The assignments are varied, but the couple is always positioned in Disaster Mental Health roles, ensuring that the American Red Cross can attend to the immediate mental health needs as well as the immediate physical needs.

“When we first arrive on scene at a disaster, the magnitude of the devastation is difficult to comprehend; no amount of preparation or discussion beforehand can really describe it,” says Rudy. “However, once we’ve seen and toured a disaster site, we begin to get our heads around what the people may be experiencing.”

What was once unimaginable is now reality: homes destroyed, livelihoods lost, loved ones missing or gone. Workers from the American Red Cross know that people not only need supplies to keep up their physical well-being, such as food and water, but they also need emotional support.

The last deployment for Rudy and Shirley was to the hard hit area of Joplin, Missouri after a devastating F5 tornado ripped through the town on May 22, 2011 causing 116 deaths.

Rudy, a cancer survivor for 11 years, believes his experience with cancer helps him bring focus to the really important things in life as he interacts with disaster survivors.

Rudy performed outreach in the community, helped at aid stations in various neighborhoods hit by the tornado, as well as provided support at a client shelter. He checked on individuals as to their need for resources, plans for reintegrating into their community and triaged their mental health needs.

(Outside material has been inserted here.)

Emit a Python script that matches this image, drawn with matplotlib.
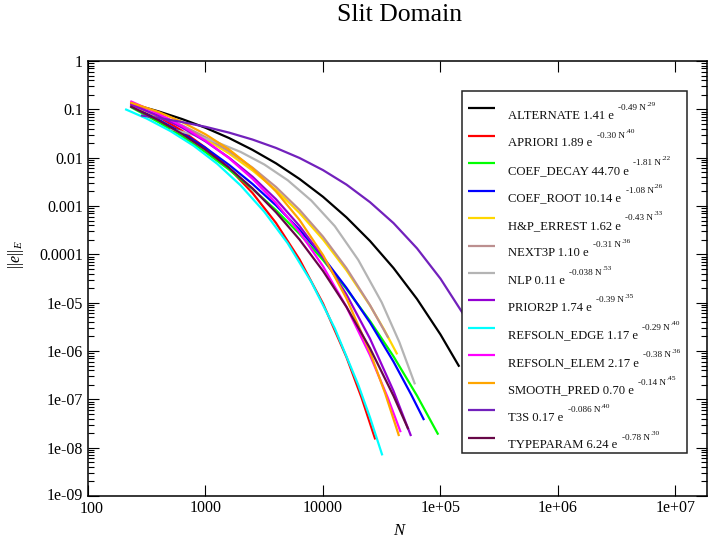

Shirley was the mental health lead for the Integrated Care Teams (ICT). She worked with the health lead to assemble and train 10 teams of four volunteers per team trained in client casework, health, mental health, and spiritual care. The ICT teams contacted and met with families of those who had died as a result of the tornado. These teams contacted well over one hundred families within the first two weeks of the operation.

“The most difficult part is leaving the disaster operation while seeing so much work yet to do and not being able to finish things started,” says Rudy.

The couple is proud to serve the American Red Cross both locally and nationally. It’s important, “being there to listen to the individual stories and then helping people sort through their options to begin to make steps forward,” says Rudy.

So when that phone call comes in the middle of a frigid, Wisconsin night or as the plates are just hitting the dinner table, “We look at one another briefly and then say, ‘Yes, we’ll go.’ We know others would be there if we needed help,” says Shirley.